- The Unity environment explores a 3D setup, with the arena setup being a simple ground & 4-wall setup for agent movement while preventing agents from walking off the map
- Each agent is equipped with a humanoid rig, rigidbody, capsule colliders
- One global capsule collider is applied to the entire agent to prevent agents from falling through the ground
- Agents have camera following functionality, which can be toggled in Hierarchy
- Multiple capsule colliders are applied to each body part of the humanoid rig which act as both hitboxes (activated via attack animation) and hurtboxes (always applied to an agent, activated on a received hit)

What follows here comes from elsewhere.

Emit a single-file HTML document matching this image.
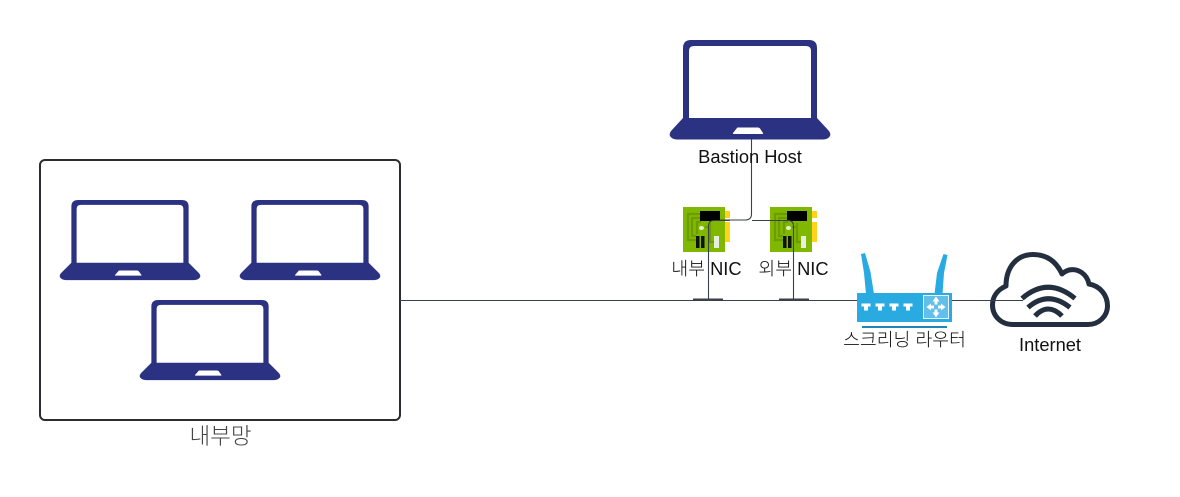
<!DOCTYPE html>
<html><head><meta charset="utf-8"><style>
html,body{margin:0;padding:0;background:#fff}
svg{display:block}
text{font-family:"Liberation Sans","Noto Sans CJK KR",sans-serif;fill:#111;text-anchor:middle;font-size:18.300px;font-weight:300}
</style></head><body>
<svg width="1180" height="497" viewBox="0 0 1180 497" xmlns="http://www.w3.org/2000/svg">
<defs>
<g id="lap">
<path fill-rule="evenodd" fill="#2b3282" d="M13 78V8Q13 0 21 0H139Q147 0 147 8V78L159 91Q161 94 160 96Q158 99.500 153 99.500H7Q2 99.500 0 96Q-1 94 1 91ZM19 78H141V11Q141 6 136 6H24Q19 6 19 11Z"/>
<path fill="#fff" d="M67 88Q67 87.500 68 87.500H88Q89 87.500 90 88.500L93 93Q93.500 94 92 94H64Q62.500 94 63 93Z"/>
</g>
<g id="nic">
<rect x="42" y="4" width="5" height="7" fill="#ffd31a"/>
<rect x="42" y="15" width="5" height="20" fill="#ffd31a"/>
<rect x="0" y="0" width="42" height="45" fill="#80b800"/>
<path d="M18 7H5V33H13M18 11H9V29H13M18 15H14V27M27 16V35H32M22 20H27" fill="none" stroke="#6d9c00" stroke-width="2.200"/>
<rect x="17" y="4" width="20" height="10" fill="#000"/>
<ellipse cx="18.500" cy="21" rx="2.500" ry="2" fill="#e6f0c8"/>
<rect x="13" y="29" width="3.500" height="12" fill="#111"/>
<rect x="18" y="29" width="3.500" height="12" fill="#111"/>
<rect x="31" y="29" width="5" height="12" fill="#e8eedd"/>
</g>
</defs>

<rect x="40" y="160" width="360" height="260" rx="5" fill="#fff" stroke="#2a2c31" stroke-width="2"/>
<use href="#lap" transform="translate(60 200) scale(.875 .805)"/>
<use href="#lap" transform="translate(240 200) scale(.875 .805)"/>
<use href="#lap" transform="translate(140 300) scale(.875 .805)"/>
<use href="#lap" x="670" y="40"/>

<use href="#nic" x="683" y="207"/>
<use href="#nic" x="770" y="207"/>

<!-- router -->
<path d="M861 254L865 253L870.500 272L874 294H866L864 273Z" fill="#29abe2"/>
<path d="M943.500 254L947.500 255L944 273L942.500 294H934.500L937 273Z" fill="#29abe2"/>
<rect x="857" y="293" width="95" height="29" fill="#29abe2"/>
<rect x="862" y="326" width="85" height="2" fill="#1d87b5"/>
<rect x="923.500" y="295.500" width="25" height="23" fill="#62bfe9" stroke="#e6f6fc"/>
<g fill="#fff">
<path d="M861.500 303.500H870.500V306.500H868V310.500H864V306.500H861.500Z"/>
<path d="M875.500 303.500H884.500V306.500H882V310.500H878V306.500H875.500Z"/>
<path d="M889.500 303.500H898.500V306.500H896V310.500H892V306.500H889.500Z"/>
<path d="M903.500 303.500H912.500V306.500H910V310.500H906V306.500H903.500Z"/>
<path d="M936 296.500L939.500 301.500H937.500V304.500H934.500V301.500H932.500Z"/>
<path d="M936 317.500L939.500 312.500H937.500V309.500H934.500V312.500H932.500Z"/>
<path d="M926.500 307L931 303.500V305.500H934V308.500H931V310.500Z"/>
<path d="M945.500 307L941 303.500V305.500H938V308.500H941V310.500Z"/>
</g>

<!-- cloud -->
<path d="M1013 324.500H1088C1099 324.500 1107.500 316 1107.500 306C1107.500 295 1100 286 1089 284C1087 274 1078 268 1069 270C1066 271 1064 272 1062 274C1056 261 1046 254.500 1033 254.500C1017 254.500 1006 267 1006 286C997 290 992.500 297 992.500 305C992.500 316 1001 324.500 1013 324.500Z" fill="#fff" stroke="#232f3e" stroke-width="5" stroke-linejoin="round"/>
<g fill="none" stroke="#232f3e" stroke-width="5">
<path d="M1022 298.500Q1048 276 1075 298.500"/>
<path d="M1028 307.500Q1048 290 1070 307.500"/>
<path d="M1035 316Q1048 302 1062 316"/>
</g>

<!-- connectors -->
<g fill="none" stroke="#3a414a" stroke-width="1.100">
<path d="M400 300.500H857M952 300.500H1023"/>
<path d="M751.500 139V214Q751.500 220 745 220H720"/>
<path d="M752 220.500H788Q793.500 220.500 793.500 226V299"/>
<path d="M730 220.500H714Q708.500 220.500 708.500 226V299"/>
</g>
<path d="M693 299.500H723M779 299.500H809" stroke="#3a414a" stroke-width="2"/>

<text x="750" y="163">Bastion Host</text>
<text x="706.500" y="275">내부 NIC</text>
<text x="793.500" y="275">외부 NIC</text>
<text x="904.500" y="346">스크리닝 라우터</text>
<text x="1050" y="351">Internet</text>
<text x="220.500" y="444" style="font-size:22.500px;fill:#444">내부망</text>
</svg>
</body></html>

- Processing agents makes use of a Finite State Machine (FSM) to control what state the agent is in and what actions can be taken in each state
- An animation controller applied to each agent since all actions in the environment are animations
In this project, agents make use of self-play, a method where each agent are loaded with the same model and interact with each other in the same environment to get better overtime, thus learning to become better by playing itself.
Observation Space
- An observation space of size 22 is passed in as the input to the agent's neural network, specifying information on:
- Position (y-position not used since agent's cannot move in the vertical axis)
- Linear and angular velocity for movement
- Angle facing towards the opponent
- Distance to opponent
- Current state (based on FSM), mapped as an integer index
- Current move (mapped as an integer index), within the current state
- Boolean specifying if the agent is currently doing a move
- Number of hits currently received
- Additionally, each agent adds its opponent's observations to its own observation space, to help encourage behaviour based on what the opponent is doing
Action Space
- An action space of size 33 (discrete branch of 1) is sampled by the agent. All types/states of actions (such as attacks, movement, blocking) are appended to build a full moveset, as agents can only take one action at a time.
Rewards
- The reward functions which were used are listed below:
- Note: All rewards follow a zero-sum structure (unless otherwised specified). This means that an agent's gain (e.g. +5.0 reward) is the same as its opponent's loss (e.g. -5.0 reward).
| Reward Function | Type | Reward Value |
|---|---|---|
| Attack Blocked Reward | Sparse | +4.0 (Player) / +1.0 (Opponent) |
| Attack Landed Reward | Sparse | +5.5 (Head Hit) / +4.5 (Side Hit) / +4.0 (Body Hit) |
| Distance Reward | Shape | (Change in Position Vector |
| Distance to Center Reward | Shape | (Previous Distance Vector - Current Distance Vector) -0.1 (If moving away from center) |
Training
- For training, both Proximity Policy Optimization (PPO) and Soft-Actor Critic (SAC) algorithms were explored as potential optimization methods for learning.
- Training made use of 24 parallelized environments for speeding up training by allowing the agent to collect experience faster across multiple environments.
- The model was trained for 81,345,552 timesteps before converging to the final model.
Results
-
PPO was used as the choice for the final algorithm since SAC required too many computational resources.
- Since SAC is an off-policy algorithm, it makes use of a large replay buffer where the size of the buffer increases with the length of an episode by a factor of 1000. Since this environment does not have a specific endgoal/done state, a larger episode length of 5000 timesteps was used to allow agents sufficient time to explore the environment. This made SAC computationally unfeasible for this problem. Additionally, SAC's use of entropy made action choices very random, which led to decreasing cumulative rewards at the beginning of training, which is not desired.
- PPO proved to have better reward optimization, due to PPO's clipping technique for stability and sample efficiency where PPO can take multiple optimization epochs using the same batches of data during training. As a on-policy algorithm, PPO was also generally much faster and computionally less expensive.
-
Using PPO, the reward data of the final run was recorded. These figures show the smoothed learning curves of several reward functions used during training that demonstrate effective reward tuning and optimization overtime:
![]() |
![]() |
|---|---|
![]() |
![]() |
NeuroStrike is an RL framework that enables agents in a Unity 3D sparring environment to learn effective fighting strategies using PPO self-play. PPO proved to be the algorithm of choice for better optimization and performance, due to its computation time, stability, and efficiency. The tuning of good observations and reward functions have led to interesting and effective behaviour extracted from the agent. NeuroStrike is an interesting project that combines the practice of martial arts with AI agents, and it may have the potential for being extended for a wider or deeper application in the future!